Beall, Abigail.“Why clothes are so hard to recycle”. BBC Future,  12 Jul. 2020. https://www.bbc.com/future/article/20200710-why-clothes-are-so-hard-to-recycle

Clean Clothes Campaign. “Waste and pollution”. https://cleanclothes.org/fashions-problems/waste-and-pollution

Gardetti, Miguel Angel, and Torres, Ana Laura. “Sustainability in Fashion and Textiles : Values, Design, Production and Consumption” Routledge, 2013.

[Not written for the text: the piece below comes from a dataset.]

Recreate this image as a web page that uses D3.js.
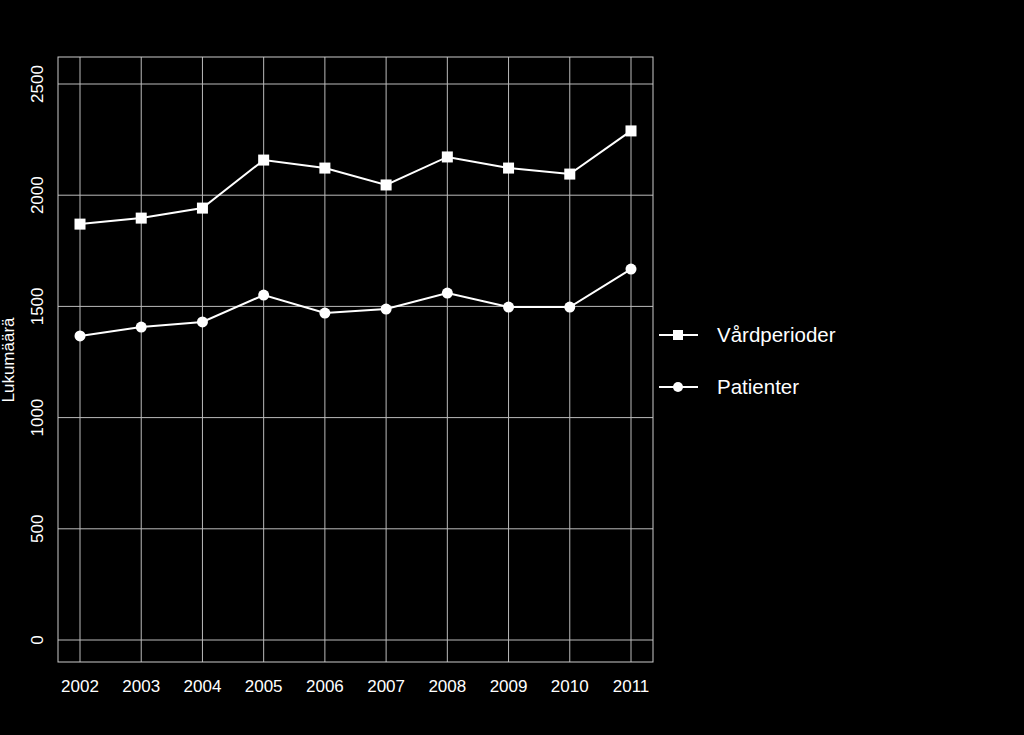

Recycling Council of Ontario. “The average person throws away 37 kilograms of textiles annually” The Brandon Sun, 15 June.2018. https://rco.on.ca/the-average-person-throws-away-37-kilograms-of-textiles-annually/

Ro, Christine. “Fashion accounts for around 10% of greenhouse gas emissions from human activity, but there are ways to reduce the impact your wardrobe has on the climate”. Smart Guide to Climate Change, 10 Mar. 2020. https://www.bbc.com/future/article/20200310-sustainable-fashion-how-to-buy-clothes-good-for-the-climate

Sabanoglu, Tugba. “Global net sales of Levi Strauss 2010-2021”. Statista, 1 Feb. 2022. https://www.statista.com/statistics/268540/global-net-sales-of-levi-strauss/  

Todd, Dana. “Fast Fashion: Our cheap clothing addiction is doing more harm than good”. 13 Aug. 2017. https://danatodd.medium.com/fast-fashion-our-cheap-clothing-addiction-is-doing-more-harm-than-good-5862836d9a23

UN Environment Programme. “Putting the brakes on fast fashion”. 12 Nov. 2018. https://www.unep.org/news-and-stories/story/putting-brakes-fast-fashion

Value Village. (2022). “Thrift Proud: Rethink Reuse”. https://www.valuevillage.com/thrift-proud/rethink-reuse/

Wickler, Alden. “Fashion has a misinformation problem. That’s bad for the environment.” VOX, 31 Jan. 2020. https://www.vox.com/the-goods/2020/1/27/21080107/fashion-environment-facts-statistics-impact

BIOGRAPHY: Matisse Buteau is a third year Environment and Urban Sustainability student at X university. She is from Regina, Saskatchewan but currently resides in Toronto, Ontario. She is passionate about sustainable city planning as well as the individual components of personal sustainability.